A grande questão para Boulos é transformar o desejo de mudança confuso, o desânimo que levou à segunda maior abstenção da história e como mobilizar esses afetos.”

Ainda que haja importantes questões rurais e indígenas na capital de São Paulo, a maior contradição nesta gigantesca metrópole é a que existe entre “centro” e “periferia”, o que sempre foi expressado eleitoralmente. Não que Boulos não tenha vencido em regiões periféricas, mas é curioso que ele tenha perdido ou recuado em votos em distritos periféricos – nos quais a esquerda, mesmo nos seus piores momentos, teve resultado. Agora, é preciso que a periferia embale o centro.

Essa é, sem dúvida, a grande possibilidade de virada da campanha de Boulos. Uma campanha que funcionou bem com os setores esclarecidos da classe média no primeiro turno, mas certamente não passou sua mensagem para os setores que mais precisam da prefeitura. Nem mapeou as regiões em que a direita poderia disputar esse voto precioso, como sugerimos ainda no primeiro turno.

O sujeito transformador de São Paulo, por excelência, é o periférico, pois é ele quem transita por todo o município, da sua casa ao trabalho – e, dialéticamente, está nessa condição por ser oprimido, mas dessa opressão apreende experiências únicas, assim como desenvolve saberes para a sobrevivência, que são essenciais para repensar o modelo de metrópole que temos. A periferia, portanto, precisa vir primeiro.

<><> O eleitorado de São Paulo deseja a mudança

O fato do atual prefeito ter tido menos de um terço dos votos válidos, mostra que o eleitorado paulistano quer mudanças. E isso permitiu, inclusive, que uma figura como Marçal pudesse ser ouvida no primeiro turno. A razão pela qual uma grande parte do eleitorado deu ouvidos a Marçal é algo que precisa ser urgentemente entendido, mas de antemão se vê nele um voto antissistema e de oposição a Nunes, ainda que pela direita.

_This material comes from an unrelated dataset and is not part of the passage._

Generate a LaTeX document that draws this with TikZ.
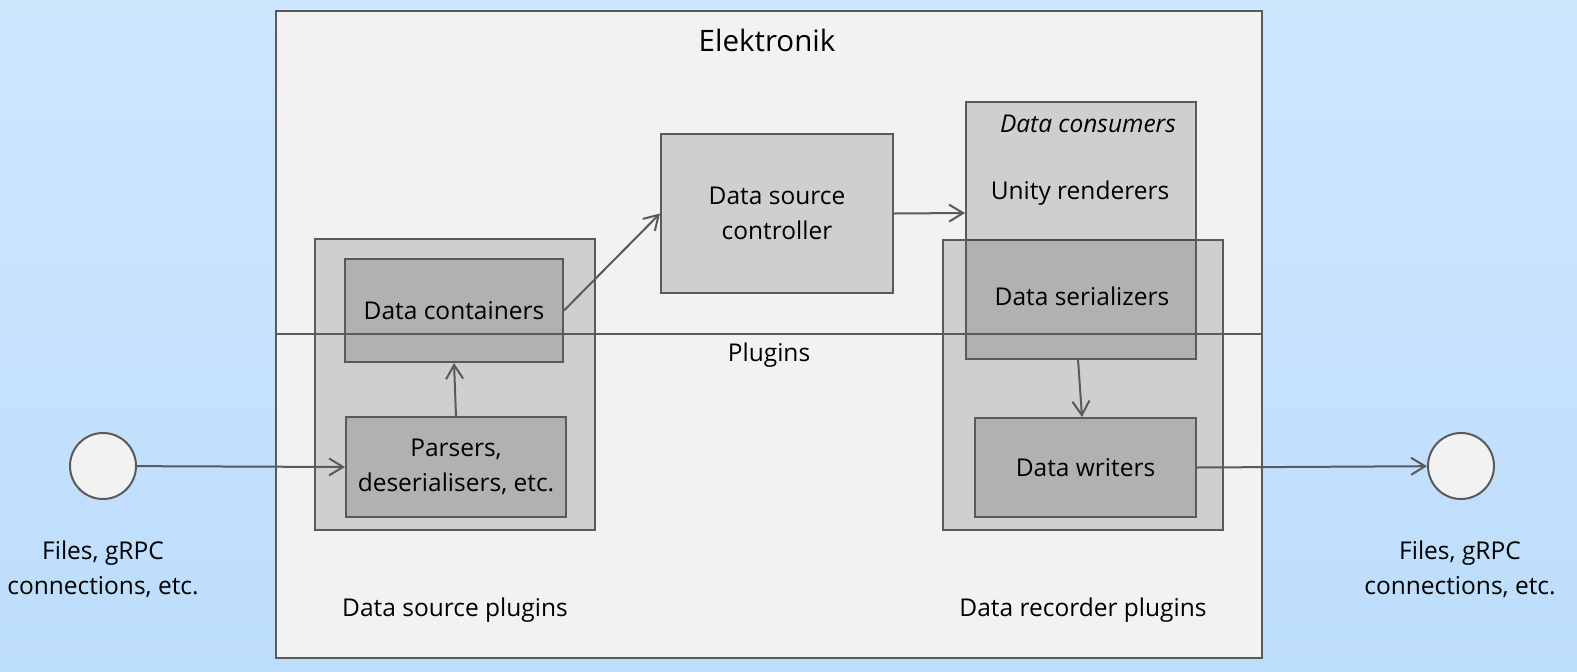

A gestão de Ricardo Nunes é uma tragédia, não empolga e tem um eleitorado muito pouco convicto – tanto que variou bastante nas pesquisas do primeiro turno e poderia até ter ficado fora do segundo turno. Guilherme Boulos, ao contrário, na maior parte do tempo era cotado para ir ao segundo turno, tendo um eleitorado muito fiel e convicto no voto. Isso é importante de se dizer, porque Nunes é a própria antimatéria em termos eleitorais.

Ainda que Nunes tenha uma reserva de voto que Boulos não tem, também é precipitado dizer que todo voto em Marçal seja ideológico ou incapaz de ser disputado. Ainda mais quando falamos das regiões periféricas. O maior problema é o tempo, não a possibilidade política disso – mas não é sem tempo iniciar um processo político que deixe um legado, independentemente do resultado eleitoral.

Temos um mapa de áreas históricas onde Lula derrotou Bolsonaro – por que os eleitores desejariam, então, manter um prefeito que é apoiado pelo funesto ex-presidente?”

A grande questão para Boulos é transformar o desejo de mudança confuso, o desânimo que levou à segunda maior abstenção da história e como mobilizar esses afetos. Temos um mapa de áreas históricas onde Lula derrotou Bolsonaro – por que os eleitores desejariam, então, manter um prefeito que é apoiado pelo funesto ex-presidente? Por sinal, Bolsonaro tem uma rejeição monstruosa na capital paulista.

Como dizíamos há mais de um mês, era preciso foco em regiões que estavam em disputa, mas o campo progressista tem uma uma margem de cerca de, pelo menos, 30%, o que veio a se confirmar. Embora haja preocupação e tensão nas hostes progressistas, o desafio atual coloca em jogo a possibilidade das esquerdas assumirem seu papel de verdade, que é confrontar o jogo de contentes da Nova República, não gerindo ela.

O discurso de “defesa da democracia” é sempre falho e pouco mobilizador, uma vez que as multidões de eleitores que não foram às urnas ou buscam uma alternativa fora da normalidade eleitoral, expressão do déficit de direitos do regime. Antes tarde do que nunca, que o primeiro turno de São Paulo sirva de lição e nos permita pensar e agir além dos limites limitantes da Frente Ampla, acordando enquanto há tempo.